Most of us start the new year with the best of intentions. It's a new year! A clean slate! Anything is possible! Then usually around March we're whirling down shame spiral of broken resolutions. It seems that the excitement of a do-over gets people going so much that they overdo. They set unattainable goals and expect to quickly rid themselves of habits they've engaged in for a lifetime.
I'd like to suggest a different way to engage with resolutions: Make your resolutions agile. The agile methodology is a philosophy of sorts that's used in software development.

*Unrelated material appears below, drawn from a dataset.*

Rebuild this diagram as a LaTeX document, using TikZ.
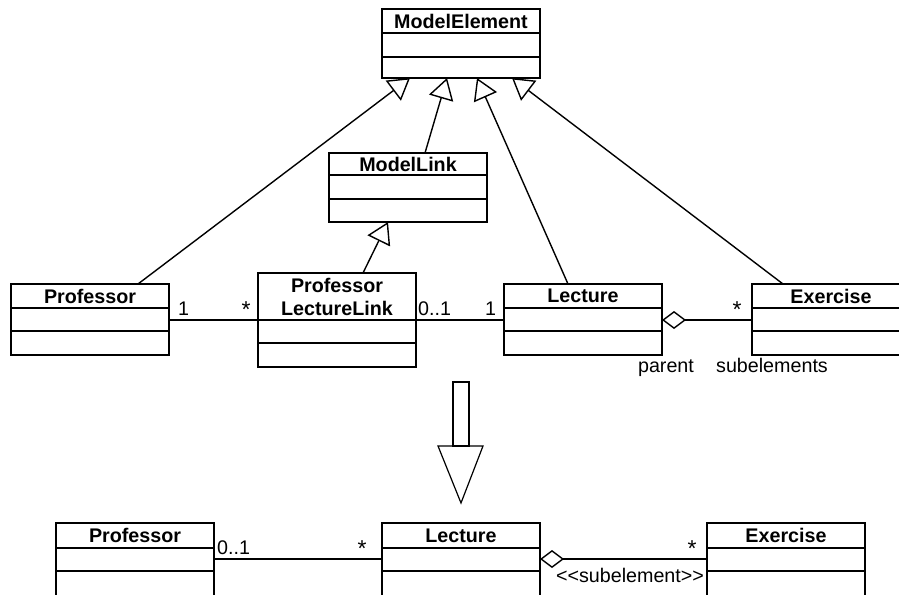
\documentclass[tikz,border=0pt]{standalone}
\usepackage{fontspec}
\setmainfont{Liberation Sans}
\usetikzlibrary{arrows.meta,calc}
\tikzset{
  clsbox/.style={draw, line width=1.6pt, rectangle, inner sep=0pt, outer sep=0pt, anchor=north west, minimum width=158pt},
  clssep/.style={line width=1.6pt},
  clsttl/.style={font=\bfseries\fontsize{19.7}{23}\selectfont, inner sep=0pt, align=center},
  mult/.style={font=\fontsize{19.7}{23}\selectfont, inner sep=0pt, anchor=base},
  star/.style={font=\fontsize{23}{26}\selectfont, inner sep=0pt, anchor=center},
  gen/.style={line width=1.4pt, -{Triangle[open, length=21pt, width=25pt]}},
  assoc/.style={line width=1.4pt},
  agg/.style={line width=1.4pt, {Diamond[open, length=24pt, width=18pt]}-},
  bigarrow/.style={line width=1.2pt}
}
\newcommand\umlclass[7]{%
  \node[clsbox, minimum height=#6pt] (#1) at (#2,#3) {};
  \draw[clssep] ($(#1.north west)+(0,#4)$) -- ($(#1.north east)+(0,#4)$);
  \draw[clssep] ($(#1.north west)+(0,#5)$) -- ($(#1.north east)+(0,#5)$);
  \node[clsttl] (#1-t) at ($(#1.north)+(0,#4/2)$) {#7};
}
\begin{document}
\begin{tikzpicture}[x=1pt,y=-1pt]
\clip (0,0) rectangle (899,594);
% classes
\umlclass{me}{382}{9}{24}{48}{69}{ModelElement}
\umlclass{ml}{329}{153}{22}{46}{69}{ModelLink}
\umlclass{prof}{11}{284}{24}{47}{71}{Professor}
\umlclass{pll}{258}{273}{47}{70}{94}{Professor\\LectureLink}
\umlclass{lec}{504}{284}{24}{47}{71}{Lecture}
\umlclass{ex}{752}{284}{24}{47}{71}{Exercise}
\umlclass{bprof}{56}{523}{25}{48}{73}{Professor}
\umlclass{blec}{382}{523}{25}{48}{73}{Lecture}
\umlclass{bex}{707}{523}{25}{48}{73}{Exercise}
% generalizations
\draw[gen] ($(prof.north west)+(127,0)$) -- ($(me.south west)+(28,0)$);
\draw[gen] ($(ml.north west)+(96,0)$) -- ($(me.south west)+(65,0)$);
\draw[gen] ($(lec.north west)+(64,0)$) -- ($(me.south west)+(95,0)$);
\draw[gen] ($(ex.north west)+(31,0)$) -- ($(me.south west)+(130,0)$);
\draw[gen] ($(pll.north west)+(105,0)$) -- ($(ml.south west)+(59,0)$);
% associations
\draw[assoc] ($(prof.north east)+(0,36)$) -- ($(pll.north west)+(0,47)$);
\draw[assoc] ($(pll.north east)+(0,47)$) -- ($(lec.north west)+(0,36)$);
\draw[agg] ($(lec.north east)+(0,36)$) -- ($(ex.north west)+(0,36)$);
\draw[assoc] ($(bprof.north east)+(0,36)$) -- ($(blec.north west)+(0,36)$);
\draw[agg] ($(blec.north east)+(0,36)$) -- ($(bex.north west)+(0,36)$);
% multiplicities and roles (top)
\node[mult, anchor=base west] (t1) at (178,315) {1};
\node[star] (t2) at (246,309.5) {*};
\node[mult, anchor=base west] (t3) at (418,315) {0..1};
\node[mult, anchor=base west] (t4) at (485,315) {1};
\node[star] (t5) at (737,309.5) {*};
\node[mult] (r1) at (666,372) {parent};
\node[mult] (r2) at (772,372) {subelements};
% multiplicities (bottom)
\node[mult, anchor=base west] (b1) at (217,554) {0..1};
\node[star] (b2) at (362,548.5) {*};
\node[star] (b3) at (692,548.5) {*};
\node[mult] (b4) at (630,582) {{<}{<}subelement{>}{>}};
% transformation arrow
\draw[bigarrow] (453,382) rectangle (469,446);
\draw[bigarrow] (438,446) -- (483,446) -- (461,503) -- cycle;
\end{tikzpicture}
\end{document}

In order to keep you from dozing, I'll keep the details relevant to resolutions not building software.
What I'm suggesting, is that you take the resolutions that you decided on for this year, and instead of setting a hard choice between "I'm a flipping rock star" and "I'm a total failure," you iterate on each resolution over time. So say one of your goals is to be active for an hour everyday. Try it for a couple weeks and see how it goes. Then assess what's working, what isn't working, and how you can adjust to make the next couple of weeks better. Maybe there are certain types of activities that are easier and more motivating for you, maybe an hour is only doable five days a week. Once you have that information, adjust your goal. Adding this kind of flexibility helps you stay on track and evolves your expectations. You may find that by next December, that you're closer to your goals than you thought you'd be or maybe you've even added new resolutions over the course of the year. The idea that January is the only appropriate time to make real changes is ridiculous but it is a good catalyst.